WHAT IS EXPECTED ->
Check each line of the records below and collect those that include the word "this".

Figure scripts ->
--- --- ---
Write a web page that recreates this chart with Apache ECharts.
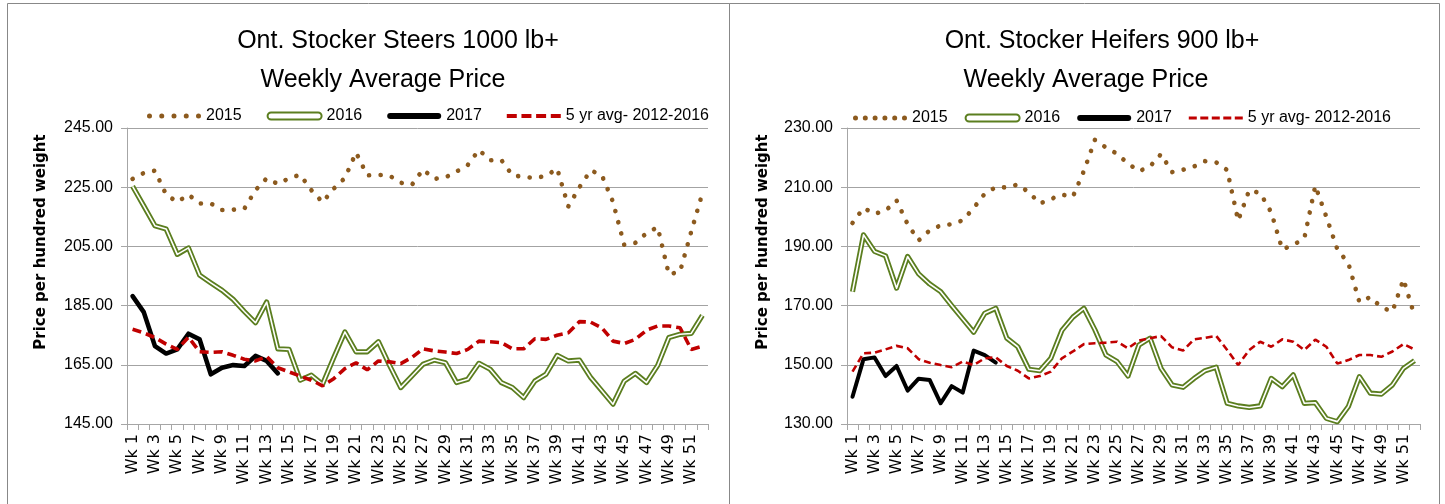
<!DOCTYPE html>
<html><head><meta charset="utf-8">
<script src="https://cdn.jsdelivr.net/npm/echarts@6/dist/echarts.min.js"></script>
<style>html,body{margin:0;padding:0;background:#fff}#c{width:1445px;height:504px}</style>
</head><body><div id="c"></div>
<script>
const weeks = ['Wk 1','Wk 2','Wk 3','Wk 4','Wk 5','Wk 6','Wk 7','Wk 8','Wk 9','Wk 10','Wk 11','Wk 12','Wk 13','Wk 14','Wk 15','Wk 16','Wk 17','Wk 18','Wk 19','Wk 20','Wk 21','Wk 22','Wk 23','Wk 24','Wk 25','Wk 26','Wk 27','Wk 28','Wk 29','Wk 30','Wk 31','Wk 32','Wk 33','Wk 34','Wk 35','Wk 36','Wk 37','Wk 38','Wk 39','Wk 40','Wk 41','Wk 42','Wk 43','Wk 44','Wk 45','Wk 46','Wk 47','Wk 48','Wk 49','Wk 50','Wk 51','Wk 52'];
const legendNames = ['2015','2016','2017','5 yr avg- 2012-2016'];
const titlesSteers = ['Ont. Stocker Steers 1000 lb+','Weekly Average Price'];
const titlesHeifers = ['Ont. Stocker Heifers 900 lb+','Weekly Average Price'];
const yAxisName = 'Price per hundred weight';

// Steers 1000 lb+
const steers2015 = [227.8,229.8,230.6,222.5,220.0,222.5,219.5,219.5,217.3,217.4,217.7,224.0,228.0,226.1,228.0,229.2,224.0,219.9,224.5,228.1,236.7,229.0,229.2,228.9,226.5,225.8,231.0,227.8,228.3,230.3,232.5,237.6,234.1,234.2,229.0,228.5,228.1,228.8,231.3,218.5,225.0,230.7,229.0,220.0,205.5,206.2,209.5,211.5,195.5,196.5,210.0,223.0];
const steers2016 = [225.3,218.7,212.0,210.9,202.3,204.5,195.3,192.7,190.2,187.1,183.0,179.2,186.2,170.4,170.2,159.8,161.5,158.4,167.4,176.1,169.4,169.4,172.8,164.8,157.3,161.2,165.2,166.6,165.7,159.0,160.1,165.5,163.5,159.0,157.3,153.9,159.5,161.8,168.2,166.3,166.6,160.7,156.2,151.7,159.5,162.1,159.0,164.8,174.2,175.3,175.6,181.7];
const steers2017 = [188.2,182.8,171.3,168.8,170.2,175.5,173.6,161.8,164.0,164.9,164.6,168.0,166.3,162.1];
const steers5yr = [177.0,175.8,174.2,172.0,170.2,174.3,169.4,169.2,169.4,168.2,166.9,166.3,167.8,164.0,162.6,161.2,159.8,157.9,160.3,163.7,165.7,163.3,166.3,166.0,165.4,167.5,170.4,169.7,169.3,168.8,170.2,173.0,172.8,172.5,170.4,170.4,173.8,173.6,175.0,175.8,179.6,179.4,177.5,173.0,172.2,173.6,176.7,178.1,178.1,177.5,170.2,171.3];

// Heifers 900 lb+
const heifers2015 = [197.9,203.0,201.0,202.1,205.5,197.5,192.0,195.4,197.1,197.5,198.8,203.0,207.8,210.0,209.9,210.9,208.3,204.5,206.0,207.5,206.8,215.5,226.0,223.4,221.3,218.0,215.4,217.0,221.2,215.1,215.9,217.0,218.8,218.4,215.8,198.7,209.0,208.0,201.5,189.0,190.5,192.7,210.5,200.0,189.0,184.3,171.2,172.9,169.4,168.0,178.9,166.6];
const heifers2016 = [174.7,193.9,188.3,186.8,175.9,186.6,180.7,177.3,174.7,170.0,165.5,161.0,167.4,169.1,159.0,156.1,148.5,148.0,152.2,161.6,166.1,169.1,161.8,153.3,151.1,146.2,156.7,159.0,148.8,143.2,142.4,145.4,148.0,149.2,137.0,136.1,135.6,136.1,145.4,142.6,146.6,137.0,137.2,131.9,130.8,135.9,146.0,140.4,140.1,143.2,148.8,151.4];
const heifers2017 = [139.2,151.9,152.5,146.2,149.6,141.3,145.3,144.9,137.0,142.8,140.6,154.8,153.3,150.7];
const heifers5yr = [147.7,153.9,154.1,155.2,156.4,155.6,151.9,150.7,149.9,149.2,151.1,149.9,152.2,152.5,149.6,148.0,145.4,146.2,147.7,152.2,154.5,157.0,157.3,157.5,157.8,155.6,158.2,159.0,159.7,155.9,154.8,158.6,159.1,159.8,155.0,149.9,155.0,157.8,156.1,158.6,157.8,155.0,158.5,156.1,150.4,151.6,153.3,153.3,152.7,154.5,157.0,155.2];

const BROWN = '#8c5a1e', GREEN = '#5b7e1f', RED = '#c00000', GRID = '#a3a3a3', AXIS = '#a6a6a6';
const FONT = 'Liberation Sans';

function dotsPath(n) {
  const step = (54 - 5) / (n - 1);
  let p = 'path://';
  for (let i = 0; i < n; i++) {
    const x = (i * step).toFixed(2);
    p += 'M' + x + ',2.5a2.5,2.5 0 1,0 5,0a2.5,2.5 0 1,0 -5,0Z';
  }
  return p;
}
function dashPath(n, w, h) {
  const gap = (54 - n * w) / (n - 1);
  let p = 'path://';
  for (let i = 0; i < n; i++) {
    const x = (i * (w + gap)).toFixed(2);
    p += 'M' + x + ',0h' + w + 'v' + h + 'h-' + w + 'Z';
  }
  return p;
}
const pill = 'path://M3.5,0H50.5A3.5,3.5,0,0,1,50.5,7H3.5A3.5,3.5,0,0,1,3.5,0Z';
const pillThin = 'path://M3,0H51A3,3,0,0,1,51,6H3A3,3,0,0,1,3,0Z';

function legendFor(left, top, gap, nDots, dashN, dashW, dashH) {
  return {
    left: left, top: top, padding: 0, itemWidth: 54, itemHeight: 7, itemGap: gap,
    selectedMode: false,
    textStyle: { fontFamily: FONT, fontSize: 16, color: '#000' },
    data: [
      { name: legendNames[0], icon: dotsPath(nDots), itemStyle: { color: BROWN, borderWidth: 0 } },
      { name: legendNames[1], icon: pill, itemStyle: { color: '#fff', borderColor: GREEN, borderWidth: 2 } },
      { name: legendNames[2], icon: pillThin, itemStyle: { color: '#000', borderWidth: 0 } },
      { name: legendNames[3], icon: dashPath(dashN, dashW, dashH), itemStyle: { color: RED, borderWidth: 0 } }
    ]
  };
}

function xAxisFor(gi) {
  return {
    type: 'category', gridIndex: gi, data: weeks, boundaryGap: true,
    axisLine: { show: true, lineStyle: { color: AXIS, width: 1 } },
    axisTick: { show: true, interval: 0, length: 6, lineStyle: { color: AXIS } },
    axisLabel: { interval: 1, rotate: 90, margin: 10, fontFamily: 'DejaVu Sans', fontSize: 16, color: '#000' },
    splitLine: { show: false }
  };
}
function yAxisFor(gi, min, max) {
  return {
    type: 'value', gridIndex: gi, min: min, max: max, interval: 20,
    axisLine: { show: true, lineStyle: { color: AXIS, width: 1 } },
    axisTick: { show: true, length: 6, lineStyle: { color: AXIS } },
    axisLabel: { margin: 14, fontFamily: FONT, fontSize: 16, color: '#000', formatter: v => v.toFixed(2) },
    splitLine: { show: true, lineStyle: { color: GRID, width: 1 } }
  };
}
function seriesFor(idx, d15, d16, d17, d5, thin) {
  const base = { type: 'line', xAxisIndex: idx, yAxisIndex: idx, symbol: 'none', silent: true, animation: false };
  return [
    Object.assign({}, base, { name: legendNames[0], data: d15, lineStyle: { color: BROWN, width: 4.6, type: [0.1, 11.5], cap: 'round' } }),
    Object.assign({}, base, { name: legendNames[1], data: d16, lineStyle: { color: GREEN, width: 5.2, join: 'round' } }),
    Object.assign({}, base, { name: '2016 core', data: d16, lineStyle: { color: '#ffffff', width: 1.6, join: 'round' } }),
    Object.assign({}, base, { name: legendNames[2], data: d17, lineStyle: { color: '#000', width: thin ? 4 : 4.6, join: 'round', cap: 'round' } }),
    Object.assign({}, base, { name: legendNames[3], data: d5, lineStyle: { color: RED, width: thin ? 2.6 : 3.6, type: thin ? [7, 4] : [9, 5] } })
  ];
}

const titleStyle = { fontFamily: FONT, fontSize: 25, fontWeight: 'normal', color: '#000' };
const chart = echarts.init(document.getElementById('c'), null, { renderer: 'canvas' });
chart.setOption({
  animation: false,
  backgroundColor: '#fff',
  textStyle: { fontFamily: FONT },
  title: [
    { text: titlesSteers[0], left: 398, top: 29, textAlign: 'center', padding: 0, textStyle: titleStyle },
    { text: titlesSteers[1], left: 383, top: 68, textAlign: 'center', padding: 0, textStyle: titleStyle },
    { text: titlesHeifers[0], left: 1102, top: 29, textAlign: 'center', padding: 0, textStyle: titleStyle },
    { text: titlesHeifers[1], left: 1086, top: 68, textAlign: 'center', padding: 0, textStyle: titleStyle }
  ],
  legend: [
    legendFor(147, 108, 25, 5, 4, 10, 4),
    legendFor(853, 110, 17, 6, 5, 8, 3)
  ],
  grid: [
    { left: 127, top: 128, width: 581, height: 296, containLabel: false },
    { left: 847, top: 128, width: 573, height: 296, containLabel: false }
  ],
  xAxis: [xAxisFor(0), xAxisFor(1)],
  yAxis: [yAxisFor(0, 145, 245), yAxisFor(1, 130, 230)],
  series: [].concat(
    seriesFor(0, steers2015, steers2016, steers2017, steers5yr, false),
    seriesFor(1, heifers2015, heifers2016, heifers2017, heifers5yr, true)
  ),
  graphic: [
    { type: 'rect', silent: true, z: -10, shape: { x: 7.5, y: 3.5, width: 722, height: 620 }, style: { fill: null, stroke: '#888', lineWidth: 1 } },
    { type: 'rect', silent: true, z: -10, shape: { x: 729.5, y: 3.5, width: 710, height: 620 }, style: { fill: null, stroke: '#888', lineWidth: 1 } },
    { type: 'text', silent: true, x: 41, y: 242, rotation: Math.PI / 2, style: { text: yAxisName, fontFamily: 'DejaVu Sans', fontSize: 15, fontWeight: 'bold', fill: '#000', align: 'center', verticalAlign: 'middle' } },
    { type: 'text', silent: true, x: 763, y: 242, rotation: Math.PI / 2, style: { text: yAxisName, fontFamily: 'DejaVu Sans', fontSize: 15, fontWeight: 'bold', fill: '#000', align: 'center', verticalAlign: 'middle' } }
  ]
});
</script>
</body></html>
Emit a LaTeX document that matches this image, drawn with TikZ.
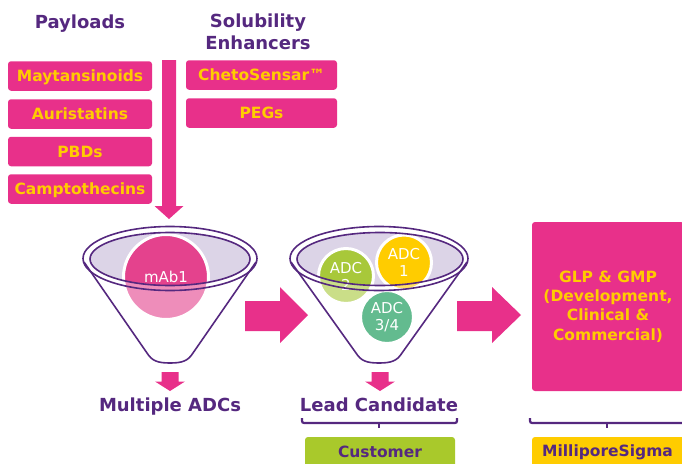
--- --- ---
FULL RESPONSE ->
Write a web page that recreates this chart with Apache ECharts.
Emit a LaTeX document that matches this image, drawn with TikZ.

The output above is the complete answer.